Alternative libertaire : Depuis quelques mois les grèves se développent en
Guadeloupe (ANPE, impôts, KFC, hôtellerie...) dans un contexte social très
tendu ? Comment expliques-tu ce regain de combativité ? Et de quelles
perspectives sont porteurs ces conflits ?
Serge Apatout : Perspective de transformation sociale, notamment par
l'émancipation de l'homme qui, par son combat au sein de l'UGTG, gagne en
dignité. L'UGTG, dès sa création, a pris position pour l'indépendance et le
droit à l'autodétermination. Avec la mondialisation on est au coeur du
problème. Patronat, élus et gouvernement français font tout pour réussir cette
mondialisation.
Prenons les 35 h. C'est une idée généreuse au départ de solidarité avec les
travailleurs privés d'emplois. L'UGTG les a négociées ou imposées dans le
privé. Dans la fonction publique, le gouvernement a publié un décret instaurant
un socle de 1 600 heures annuelles ce qui aurait pour conséquence d'augmenter
le temps de travail des agents en faisant perdre les acquis des jours fériés
locaux. Les fonctionnaires pensaient en général qu'on ne pouvaient rien faire.

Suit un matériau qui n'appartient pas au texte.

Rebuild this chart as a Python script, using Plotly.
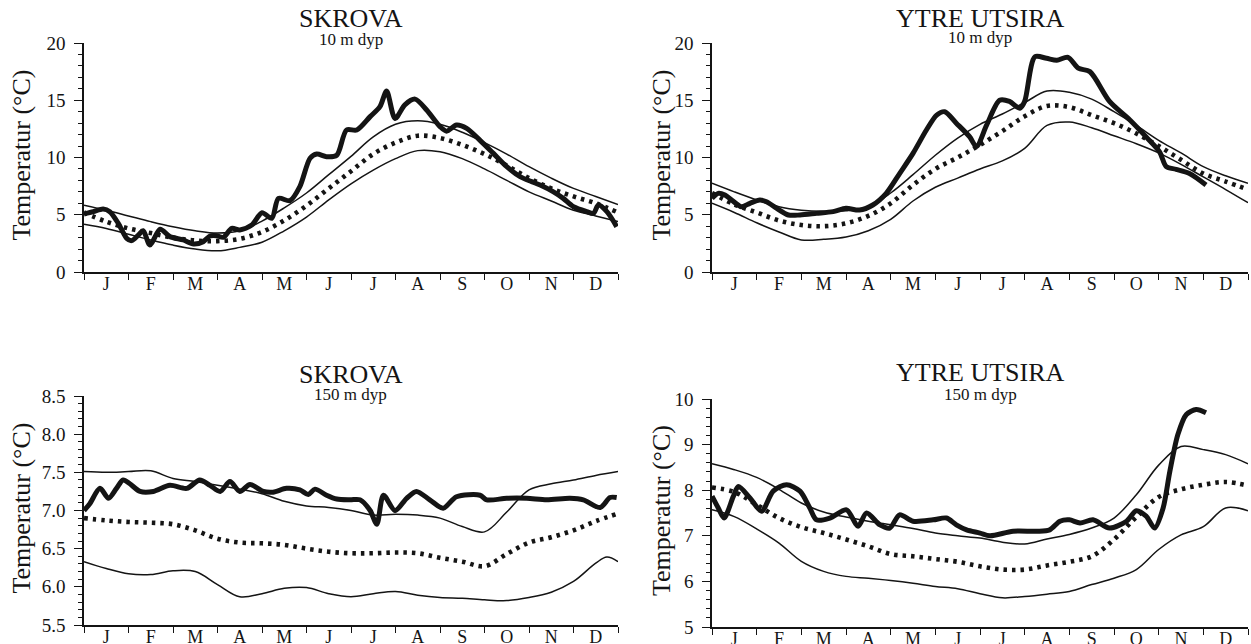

Pourtant à l'ANPE, nous avons fait sauter le verrou du décret des 1 600 heures
et obtenu des créations d'emplois. Pour cela il a fallu 80 jours de grève et de
manifestation.
Aujourd'hui il faut aller plus loin et contrer cette mondialisation qui veut
écraser les travailleurs, comme on le voit avec les coups portés à l'OIT
(Organisation internationale du travail), permettant ainsi de licencier les
femmes enceintes, d'instaurer le travail de nuit des femmes ou encore de
légaliser le travail des enfants dès l'âge de 13 ans.
AL : Comment l'UGTG articule-t-elle son implication dans ces luttes, qu'elle
impulse souvent, avec son projet de décolonisation de la Guadeloupe ?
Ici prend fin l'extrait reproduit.